A new, multimillion-dollar promenade in Loreto makes for a pleasant waterfront stroll and provides for spectacular views east toward the islands. It passes a lighthouse and a small marina, where skippered pangas (small open boats with outboard motors) can be rented for about $100 for fishing, bird-watching, wildlife-viewing or a lift to the white-sand beach on Coronado Island.

Farther down, the sidewalk runs past a city beach with thatched-roof palapas that provide relief from the sun.


My favorite restaurant was Canipole, which has no menu, no roof and an open kitchen, and provides traditional blankets for diners to wear when temperatures fall. The guacamole was made tableside, followed by the daily special, which almost always includes some kind of mole sauce.

Other options:

El Rey del Taco is so popular it routinely runs out of food. Mezzaluna has terrific empanadas and salads, while Mexico Lindo Y Que Rico had great chili rellenos.


The best beaches are a short drive from Loreto, but the roads are good and the travel easy.

Twenty miles south is the community of Ensenda Blanca, which has spectacular water views.

We accessed the beach through a timeshare property, the Villas Del Palmar. It sells a visitor pass for $65 per person, which includes unlimited food and drinks, and use of the pools and beach from 10 a.m. to 6 p.m.

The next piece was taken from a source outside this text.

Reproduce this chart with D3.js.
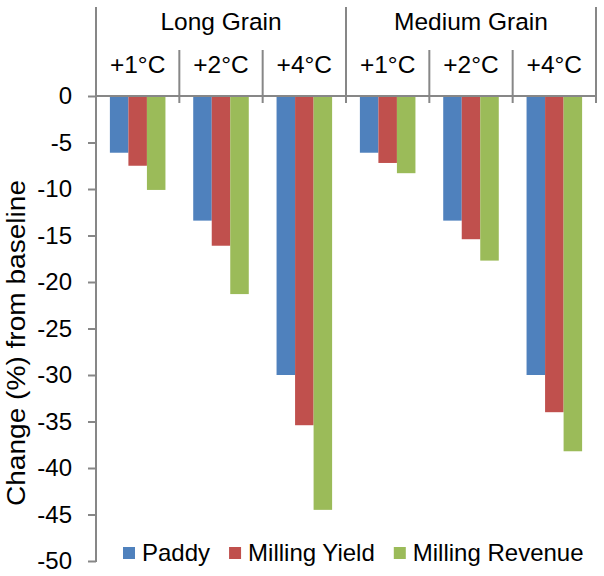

However, since the beach in Mexico is public property, we decided not to get the pass and instead bought lunch from the resort restaurant.

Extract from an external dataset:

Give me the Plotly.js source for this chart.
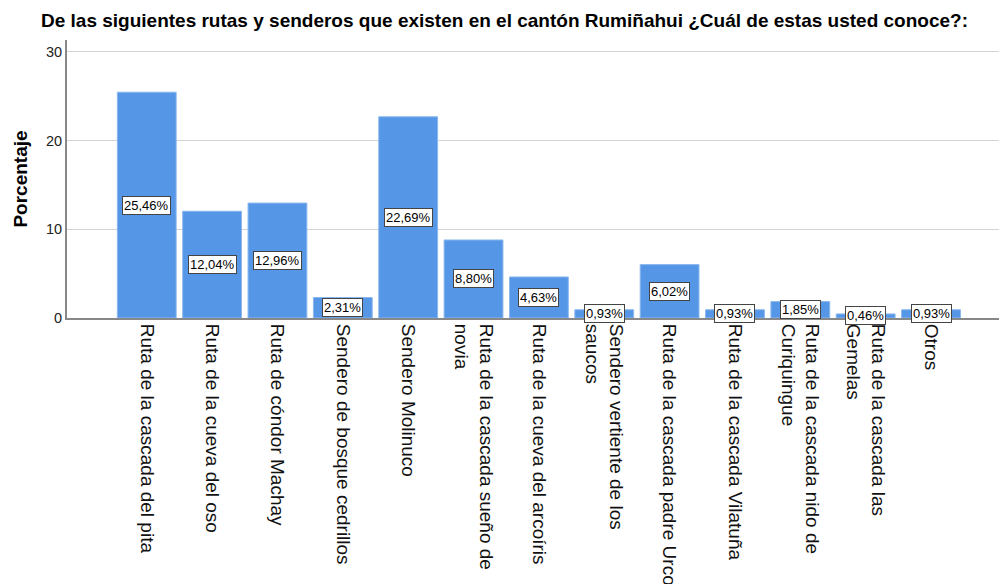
<!DOCTYPE html>
<html>
<head>
<meta charset="utf-8">
<script src="https://cdn.plot.ly/plotly-3.0.1.min.js"></script>
<style>html,body{margin:0;padding:0;background:#fff;}#chart{width:999px;height:584px;}</style>
</head>
<body>
<div id="chart"></div>
<script>
const categories = [
  "Ruta de la cascada del pita",
  "Ruta de la cueva del oso",
  "Ruta de cóndor Machay",
  "Sendero de bosque cedrillos",
  "Sendero Molinuco",
  "Ruta de la cascada sueño de<br>novia",
  "Ruta de la cueva del arcoíris",
  "Sendero vertiente de los<br>saucos",
  "Ruta de la cascada padre Urco",
  "Ruta de la cascada Vilatuña",
  "Ruta de la cascada nido de<br>Curiquingue",
  "Ruta de la cascada las<br>Gemelas",
  "Otros"
];
const percents = [25.46, 12.04, 12.96, 2.31, 22.69, 8.80, 4.63, 0.93, 6.02, 0.93, 1.85, 0.46, 0.93];
const yTicks = [0, 10, 20, 30];

const fmt = v => v.toFixed(2).replace('.', ',') + '%';
const xIdx = categories.map((_, i) => i);
const FONT = 'Liberation Sans, Arial, sans-serif';

const trace = {
  type: 'bar',
  x: xIdx,
  y: percents,
  marker: {color: '#5596e6', line: {color: '#8ab8ee', width: 1}},
  hoverinfo: 'none'
};

const annotations = percents.map((v, i) => ({
  x: i, y: v / 2, xref: 'x', yref: 'y',
  text: fmt(v), showarrow: false,
  font: {family: FONT, size: 13, color: '#000'},
  bgcolor: '#ffffff', bordercolor: '#444444', borderwidth: 1, borderpad: 1
}));

const layout = {
  width: 999, height: 584,
  margin: {l: 67, r: 0, t: 40, b: 266},
  paper_bgcolor: '#fff', plot_bgcolor: '#fff',
  title: {
    text: '<b>De las siguientes rutas y senderos que existen en el cantón Rumiñahui ¿Cuál de estas usted conoce?:</b>',
    font: {family: FONT, size: 19, color: '#000'},
    x: 0.505, xanchor: 'center', y: 0.965, yanchor: 'middle'
  },
  bargap: 0.1,
  showlegend: false,
  xaxis: {
    range: [-1.22, 13.04],
    tickmode: 'array', tickvals: xIdx, ticktext: categories,
    tickangle: 90,
    tickfont: {family: FONT, size: 19, color: '#111'},
    showline: true, linecolor: '#888', linewidth: 2,
    showgrid: false, zeroline: false, ticks: '', ticklen: 0,
    fixedrange: true
  },
  yaxis: {
    range: [0, 31.35],
    tickmode: 'array', tickvals: yTicks, ticktext: yTicks.map(String),
    tickfont: {family: FONT, size: 14.5, color: '#222'},
    title: {text: '<b>Porcentaje</b>', font: {family: FONT, size: 19, color: '#000'}, standoff: 13},
    showline: true, linecolor: '#888', linewidth: 2,
    showgrid: true, gridcolor: '#d4d4d4', gridwidth: 1,
    zeroline: false, ticks: '', ticklen: 0,
    fixedrange: true
  },
  annotations: annotations
};

Plotly.newPlot('chart', [trace], layout, {staticPlot: true, displayModeBar: false});
</script>
</body>
</html>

Security kept a watchful eye but no one interfered as we headed to the beach, where we rented kayaks and a stand-up paddleboard from the resort concession.

Closer to Loreto, 5 miles south, is the town of Nopolo, where investors in 2004 envisioned a 6,000-home tourist community along with shops and a golf course.

The course, a few hundred homes and the Inn at Loreto Bay were built before the project stalled in the recession.

The hotel was purchased a few months ago by Mexican business magnate Carlos Slim, one of the world’s richest men. His move into Loreto has excited the local tourist establishment, who hope he can revitalize the development.

So far, Slim’s presence is subtle, with the renaming of the hotel to the Loreto Bay Golf Resort and Spa.